# [Task brief]
Will you repeat only the lines from the one with "Emit a Python" through the one with "return fig.text(fx(x), fy(y), s, fontsize=size, **kw)", both included, leaving every picture out?

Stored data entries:
┄┄┄┄┄┄┄┄┄┄
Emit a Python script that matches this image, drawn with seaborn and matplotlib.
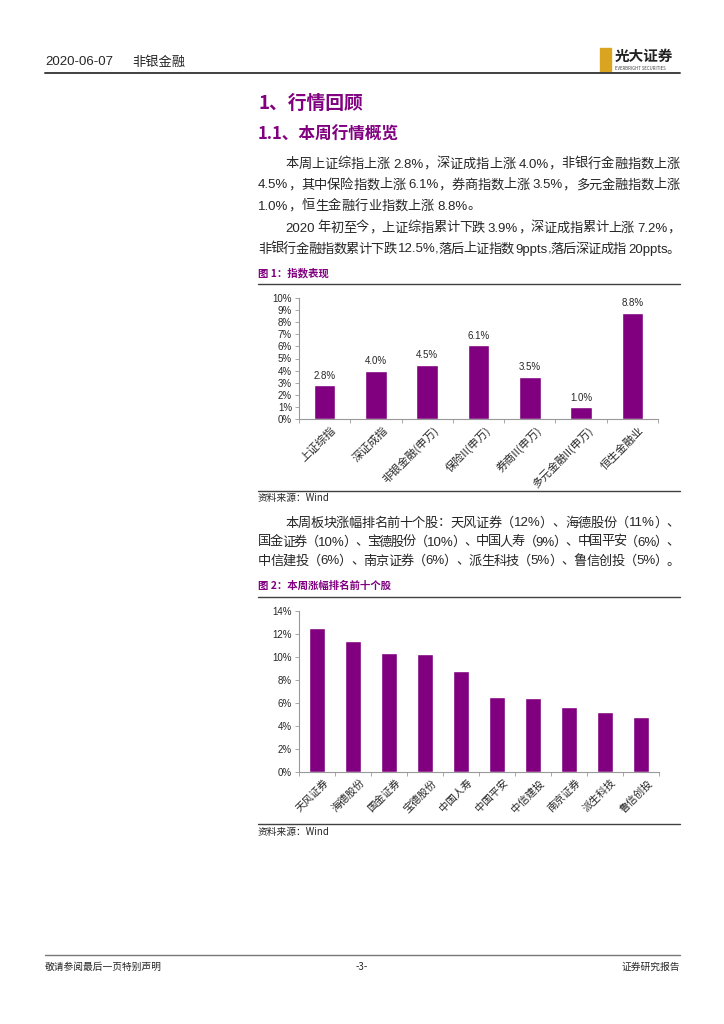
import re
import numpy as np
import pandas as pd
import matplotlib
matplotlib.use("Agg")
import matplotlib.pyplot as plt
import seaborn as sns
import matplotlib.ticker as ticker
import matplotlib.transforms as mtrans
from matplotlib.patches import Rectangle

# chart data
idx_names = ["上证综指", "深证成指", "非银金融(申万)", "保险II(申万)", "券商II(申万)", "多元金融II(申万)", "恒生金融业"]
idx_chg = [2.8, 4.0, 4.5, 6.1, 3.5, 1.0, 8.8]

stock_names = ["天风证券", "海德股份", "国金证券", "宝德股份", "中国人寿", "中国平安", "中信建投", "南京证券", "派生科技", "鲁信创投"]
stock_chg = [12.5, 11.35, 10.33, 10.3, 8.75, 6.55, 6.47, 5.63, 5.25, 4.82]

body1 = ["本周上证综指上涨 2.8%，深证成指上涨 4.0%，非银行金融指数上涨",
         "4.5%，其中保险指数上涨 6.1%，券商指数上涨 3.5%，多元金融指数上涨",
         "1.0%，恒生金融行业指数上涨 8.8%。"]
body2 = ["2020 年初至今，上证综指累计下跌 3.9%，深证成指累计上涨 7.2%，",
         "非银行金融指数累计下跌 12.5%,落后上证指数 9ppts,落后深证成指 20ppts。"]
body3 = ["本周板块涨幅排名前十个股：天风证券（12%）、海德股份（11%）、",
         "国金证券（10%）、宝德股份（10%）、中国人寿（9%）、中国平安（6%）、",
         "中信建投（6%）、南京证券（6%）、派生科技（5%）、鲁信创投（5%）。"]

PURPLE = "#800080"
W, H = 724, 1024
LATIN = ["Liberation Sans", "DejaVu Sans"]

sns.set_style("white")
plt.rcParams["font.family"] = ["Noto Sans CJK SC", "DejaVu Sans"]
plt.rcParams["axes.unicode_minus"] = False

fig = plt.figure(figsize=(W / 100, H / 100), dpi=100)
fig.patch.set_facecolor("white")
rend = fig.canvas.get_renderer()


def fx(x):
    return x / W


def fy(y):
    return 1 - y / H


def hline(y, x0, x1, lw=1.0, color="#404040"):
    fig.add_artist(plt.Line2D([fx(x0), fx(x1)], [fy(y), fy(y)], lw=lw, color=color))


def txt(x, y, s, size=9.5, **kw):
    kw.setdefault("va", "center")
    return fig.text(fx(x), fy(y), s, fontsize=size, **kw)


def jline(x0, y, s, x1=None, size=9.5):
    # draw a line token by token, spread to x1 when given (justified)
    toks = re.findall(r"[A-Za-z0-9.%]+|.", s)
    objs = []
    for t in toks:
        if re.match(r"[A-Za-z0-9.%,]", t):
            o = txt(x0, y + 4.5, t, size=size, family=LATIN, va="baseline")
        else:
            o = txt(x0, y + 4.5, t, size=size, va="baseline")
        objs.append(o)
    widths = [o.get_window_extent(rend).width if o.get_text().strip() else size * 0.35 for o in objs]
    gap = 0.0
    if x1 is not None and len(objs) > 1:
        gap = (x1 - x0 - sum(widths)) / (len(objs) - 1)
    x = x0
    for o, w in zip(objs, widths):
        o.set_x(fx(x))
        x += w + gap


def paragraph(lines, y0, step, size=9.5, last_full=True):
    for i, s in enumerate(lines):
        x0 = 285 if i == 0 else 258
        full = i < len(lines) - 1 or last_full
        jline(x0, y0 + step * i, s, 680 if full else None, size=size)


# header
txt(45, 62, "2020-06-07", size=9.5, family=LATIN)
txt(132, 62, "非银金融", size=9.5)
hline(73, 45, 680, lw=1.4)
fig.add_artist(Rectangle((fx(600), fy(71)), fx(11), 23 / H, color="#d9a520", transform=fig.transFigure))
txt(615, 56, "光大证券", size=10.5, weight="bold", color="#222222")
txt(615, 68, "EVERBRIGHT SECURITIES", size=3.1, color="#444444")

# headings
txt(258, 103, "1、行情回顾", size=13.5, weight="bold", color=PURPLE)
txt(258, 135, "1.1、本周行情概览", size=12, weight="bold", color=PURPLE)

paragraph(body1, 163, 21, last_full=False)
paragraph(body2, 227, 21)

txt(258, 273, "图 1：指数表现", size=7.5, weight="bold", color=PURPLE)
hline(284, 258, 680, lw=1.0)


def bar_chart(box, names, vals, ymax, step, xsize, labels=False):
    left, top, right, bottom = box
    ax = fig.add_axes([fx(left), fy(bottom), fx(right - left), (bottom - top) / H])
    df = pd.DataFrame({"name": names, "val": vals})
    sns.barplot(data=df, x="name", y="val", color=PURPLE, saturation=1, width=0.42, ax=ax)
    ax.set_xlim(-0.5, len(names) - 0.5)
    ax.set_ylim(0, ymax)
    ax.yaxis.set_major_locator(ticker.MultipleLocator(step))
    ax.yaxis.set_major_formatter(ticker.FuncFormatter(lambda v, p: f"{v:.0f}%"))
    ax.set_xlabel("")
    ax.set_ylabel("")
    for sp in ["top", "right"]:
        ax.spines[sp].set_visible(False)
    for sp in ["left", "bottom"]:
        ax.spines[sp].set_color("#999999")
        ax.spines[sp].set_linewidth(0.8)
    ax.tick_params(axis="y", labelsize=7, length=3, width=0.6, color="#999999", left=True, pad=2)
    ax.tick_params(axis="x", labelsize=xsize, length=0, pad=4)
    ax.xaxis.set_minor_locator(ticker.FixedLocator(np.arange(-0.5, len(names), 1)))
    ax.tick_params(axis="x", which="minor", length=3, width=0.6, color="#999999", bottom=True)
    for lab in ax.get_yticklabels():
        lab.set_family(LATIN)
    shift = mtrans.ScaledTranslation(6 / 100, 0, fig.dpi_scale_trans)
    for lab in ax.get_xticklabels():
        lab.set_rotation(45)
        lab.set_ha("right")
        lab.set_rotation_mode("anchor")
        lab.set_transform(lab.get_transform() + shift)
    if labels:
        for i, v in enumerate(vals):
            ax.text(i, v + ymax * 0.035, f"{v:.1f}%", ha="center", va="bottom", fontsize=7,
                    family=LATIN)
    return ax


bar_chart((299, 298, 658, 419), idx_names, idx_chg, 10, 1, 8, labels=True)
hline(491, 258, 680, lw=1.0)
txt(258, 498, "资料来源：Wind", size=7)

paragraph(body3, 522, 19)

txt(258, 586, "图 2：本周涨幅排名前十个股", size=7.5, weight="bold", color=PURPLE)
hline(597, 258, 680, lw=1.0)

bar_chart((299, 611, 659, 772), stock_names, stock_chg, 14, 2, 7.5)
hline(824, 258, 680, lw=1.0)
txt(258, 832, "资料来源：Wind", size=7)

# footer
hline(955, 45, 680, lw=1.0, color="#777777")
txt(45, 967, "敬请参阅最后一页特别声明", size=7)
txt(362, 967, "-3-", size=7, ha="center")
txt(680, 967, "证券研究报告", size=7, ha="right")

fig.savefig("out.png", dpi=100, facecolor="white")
┄┄┄┄┄┄┄┄┄┄
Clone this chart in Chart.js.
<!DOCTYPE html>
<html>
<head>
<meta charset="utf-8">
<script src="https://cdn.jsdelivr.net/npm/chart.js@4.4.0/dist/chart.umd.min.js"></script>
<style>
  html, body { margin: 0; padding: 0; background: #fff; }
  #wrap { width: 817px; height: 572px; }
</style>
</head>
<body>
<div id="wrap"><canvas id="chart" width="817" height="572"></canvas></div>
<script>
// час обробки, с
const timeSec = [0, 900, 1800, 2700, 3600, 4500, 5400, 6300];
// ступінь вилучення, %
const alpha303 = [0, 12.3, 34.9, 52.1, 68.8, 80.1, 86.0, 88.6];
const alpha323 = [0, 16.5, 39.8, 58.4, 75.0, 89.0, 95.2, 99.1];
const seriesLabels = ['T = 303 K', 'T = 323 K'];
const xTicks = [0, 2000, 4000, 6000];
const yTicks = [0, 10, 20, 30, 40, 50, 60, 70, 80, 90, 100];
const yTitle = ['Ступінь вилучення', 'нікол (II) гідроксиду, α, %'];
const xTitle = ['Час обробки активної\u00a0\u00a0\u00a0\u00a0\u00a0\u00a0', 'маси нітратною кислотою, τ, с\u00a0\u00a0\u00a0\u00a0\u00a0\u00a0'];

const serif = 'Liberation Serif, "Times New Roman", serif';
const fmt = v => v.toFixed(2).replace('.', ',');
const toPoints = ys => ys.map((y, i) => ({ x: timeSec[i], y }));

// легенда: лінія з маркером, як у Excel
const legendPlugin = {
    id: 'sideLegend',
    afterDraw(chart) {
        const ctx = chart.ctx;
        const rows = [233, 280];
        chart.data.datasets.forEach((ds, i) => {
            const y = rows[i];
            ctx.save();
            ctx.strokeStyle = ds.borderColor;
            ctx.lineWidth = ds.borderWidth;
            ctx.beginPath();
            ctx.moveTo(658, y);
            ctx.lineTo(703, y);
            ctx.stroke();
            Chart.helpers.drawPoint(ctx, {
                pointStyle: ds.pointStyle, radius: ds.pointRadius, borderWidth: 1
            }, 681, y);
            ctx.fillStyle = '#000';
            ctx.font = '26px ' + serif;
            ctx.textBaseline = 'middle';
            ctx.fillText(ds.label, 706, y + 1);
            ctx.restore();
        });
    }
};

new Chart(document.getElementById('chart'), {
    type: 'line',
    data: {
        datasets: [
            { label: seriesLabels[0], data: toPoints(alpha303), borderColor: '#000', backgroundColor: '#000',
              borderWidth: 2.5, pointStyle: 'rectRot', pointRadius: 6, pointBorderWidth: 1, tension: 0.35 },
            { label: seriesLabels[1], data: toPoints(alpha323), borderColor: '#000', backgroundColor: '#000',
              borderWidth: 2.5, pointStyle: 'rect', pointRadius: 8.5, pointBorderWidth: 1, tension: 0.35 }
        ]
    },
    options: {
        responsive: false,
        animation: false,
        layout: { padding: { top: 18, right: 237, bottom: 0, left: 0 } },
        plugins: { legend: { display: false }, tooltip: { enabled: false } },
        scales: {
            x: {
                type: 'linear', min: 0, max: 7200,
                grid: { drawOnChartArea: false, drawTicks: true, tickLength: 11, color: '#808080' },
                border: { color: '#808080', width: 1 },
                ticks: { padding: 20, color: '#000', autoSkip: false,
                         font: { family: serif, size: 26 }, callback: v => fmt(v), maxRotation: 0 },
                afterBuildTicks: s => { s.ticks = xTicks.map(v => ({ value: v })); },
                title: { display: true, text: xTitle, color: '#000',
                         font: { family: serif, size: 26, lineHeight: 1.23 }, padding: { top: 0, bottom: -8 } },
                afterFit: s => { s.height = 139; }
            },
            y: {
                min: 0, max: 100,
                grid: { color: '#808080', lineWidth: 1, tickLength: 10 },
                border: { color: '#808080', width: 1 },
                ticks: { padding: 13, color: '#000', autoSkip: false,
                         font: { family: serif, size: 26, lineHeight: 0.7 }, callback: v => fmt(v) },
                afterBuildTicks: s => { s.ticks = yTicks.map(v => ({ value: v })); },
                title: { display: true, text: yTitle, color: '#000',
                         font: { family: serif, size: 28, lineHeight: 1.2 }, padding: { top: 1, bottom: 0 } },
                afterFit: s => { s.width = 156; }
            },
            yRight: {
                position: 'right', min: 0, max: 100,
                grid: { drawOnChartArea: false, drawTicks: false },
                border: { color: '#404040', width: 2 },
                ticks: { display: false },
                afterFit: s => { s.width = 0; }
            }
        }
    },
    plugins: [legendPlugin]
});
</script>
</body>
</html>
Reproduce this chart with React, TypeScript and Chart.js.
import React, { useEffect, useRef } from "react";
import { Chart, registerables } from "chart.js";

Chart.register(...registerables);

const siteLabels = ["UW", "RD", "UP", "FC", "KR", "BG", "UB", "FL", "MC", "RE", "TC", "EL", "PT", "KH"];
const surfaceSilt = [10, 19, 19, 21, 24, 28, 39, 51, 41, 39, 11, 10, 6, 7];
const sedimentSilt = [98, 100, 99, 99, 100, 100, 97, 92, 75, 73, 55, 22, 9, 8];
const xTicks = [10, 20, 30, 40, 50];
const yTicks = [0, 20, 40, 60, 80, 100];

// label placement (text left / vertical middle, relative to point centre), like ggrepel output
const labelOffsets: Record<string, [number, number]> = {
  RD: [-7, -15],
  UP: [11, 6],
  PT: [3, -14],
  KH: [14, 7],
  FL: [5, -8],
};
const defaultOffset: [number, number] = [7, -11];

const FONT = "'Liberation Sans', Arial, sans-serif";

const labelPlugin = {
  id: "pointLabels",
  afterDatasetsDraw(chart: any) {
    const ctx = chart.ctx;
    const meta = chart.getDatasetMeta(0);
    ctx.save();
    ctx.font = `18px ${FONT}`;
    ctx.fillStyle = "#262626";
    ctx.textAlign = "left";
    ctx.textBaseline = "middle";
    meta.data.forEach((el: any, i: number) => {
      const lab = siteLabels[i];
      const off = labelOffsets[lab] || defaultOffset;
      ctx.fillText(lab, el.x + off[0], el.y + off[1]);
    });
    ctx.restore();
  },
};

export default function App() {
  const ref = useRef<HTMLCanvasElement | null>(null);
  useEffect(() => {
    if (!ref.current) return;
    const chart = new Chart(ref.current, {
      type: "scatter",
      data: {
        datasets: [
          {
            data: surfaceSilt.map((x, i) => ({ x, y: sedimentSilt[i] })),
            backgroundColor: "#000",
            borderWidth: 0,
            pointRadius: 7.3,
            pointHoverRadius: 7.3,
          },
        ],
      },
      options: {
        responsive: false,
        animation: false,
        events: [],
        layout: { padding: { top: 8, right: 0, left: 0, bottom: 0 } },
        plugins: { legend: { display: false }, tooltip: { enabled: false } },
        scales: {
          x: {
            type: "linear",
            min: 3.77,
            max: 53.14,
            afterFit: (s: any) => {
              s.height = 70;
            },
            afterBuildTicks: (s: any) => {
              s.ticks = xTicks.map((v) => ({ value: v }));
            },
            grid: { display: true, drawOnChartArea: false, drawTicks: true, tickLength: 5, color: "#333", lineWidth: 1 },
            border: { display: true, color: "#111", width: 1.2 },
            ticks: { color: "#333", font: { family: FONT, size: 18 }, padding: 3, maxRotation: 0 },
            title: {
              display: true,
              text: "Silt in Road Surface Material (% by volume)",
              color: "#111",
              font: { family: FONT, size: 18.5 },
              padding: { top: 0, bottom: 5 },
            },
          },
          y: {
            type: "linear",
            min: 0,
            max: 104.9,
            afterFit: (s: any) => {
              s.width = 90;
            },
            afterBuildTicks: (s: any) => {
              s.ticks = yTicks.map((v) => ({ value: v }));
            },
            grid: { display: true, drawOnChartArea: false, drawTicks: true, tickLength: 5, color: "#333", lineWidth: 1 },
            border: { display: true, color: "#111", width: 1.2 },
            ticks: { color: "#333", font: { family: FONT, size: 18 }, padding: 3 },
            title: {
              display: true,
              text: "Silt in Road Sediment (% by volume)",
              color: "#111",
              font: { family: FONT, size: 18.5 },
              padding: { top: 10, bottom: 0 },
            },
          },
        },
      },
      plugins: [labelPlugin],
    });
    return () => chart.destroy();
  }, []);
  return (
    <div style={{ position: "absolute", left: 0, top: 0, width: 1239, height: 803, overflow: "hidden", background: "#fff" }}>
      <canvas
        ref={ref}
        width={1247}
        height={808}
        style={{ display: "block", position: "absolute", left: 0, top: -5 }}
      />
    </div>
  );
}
┄┄┄┄┄┄┄┄┄┄
# [Solution to the exercise]
Emit a Python script that matches this image, drawn with seaborn and matplotlib.
import re
import numpy as np
import pandas as pd
import matplotlib
matplotlib.use("Agg")
import matplotlib.pyplot as plt
import seaborn as sns
import matplotlib.ticker as ticker
import matplotlib.transforms as mtrans
from matplotlib.patches import Rectangle

# chart data
idx_names = ["上证综指", "深证成指", "非银金融(申万)", "保险II(申万)", "券商II(申万)", "多元金融II(申万)", "恒生金融业"]
idx_chg = [2.8, 4.0, 4.5, 6.1, 3.5, 1.0, 8.8]

stock_names = ["天风证券", "海德股份", "国金证券", "宝德股份", "中国人寿", "中国平安", "中信建投", "南京证券", "派生科技", "鲁信创投"]
stock_chg = [12.5, 11.35, 10.33, 10.3, 8.75, 6.55, 6.47, 5.63, 5.25, 4.82]

body1 = ["本周上证综指上涨 2.8%，深证成指上涨 4.0%，非银行金融指数上涨",
         "4.5%，其中保险指数上涨 6.1%，券商指数上涨 3.5%，多元金融指数上涨",
         "1.0%，恒生金融行业指数上涨 8.8%。"]
body2 = ["2020 年初至今，上证综指累计下跌 3.9%，深证成指累计上涨 7.2%，",
         "非银行金融指数累计下跌 12.5%,落后上证指数 9ppts,落后深证成指 20ppts。"]
body3 = ["本周板块涨幅排名前十个股：天风证券（12%）、海德股份（11%）、",
         "国金证券（10%）、宝德股份（10%）、中国人寿（9%）、中国平安（6%）、",
         "中信建投（6%）、南京证券（6%）、派生科技（5%）、鲁信创投（5%）。"]

PURPLE = "#800080"
W, H = 724, 1024
LATIN = ["Liberation Sans", "DejaVu Sans"]

sns.set_style("white")
plt.rcParams["font.family"] = ["Noto Sans CJK SC", "DejaVu Sans"]
plt.rcParams["axes.unicode_minus"] = False

fig = plt.figure(figsize=(W / 100, H / 100), dpi=100)
fig.patch.set_facecolor("white")
rend = fig.canvas.get_renderer()


def fx(x):
    return x / W


def fy(y):
    return 1 - y / H


def hline(y, x0, x1, lw=1.0, color="#404040"):
    fig.add_artist(plt.Line2D([fx(x0), fx(x1)], [fy(y), fy(y)], lw=lw, color=color))


def txt(x, y, s, size=9.5, **kw):
    kw.setdefault("va", "center")
    return fig.text(fx(x), fy(y), s, fontsize=size, **kw)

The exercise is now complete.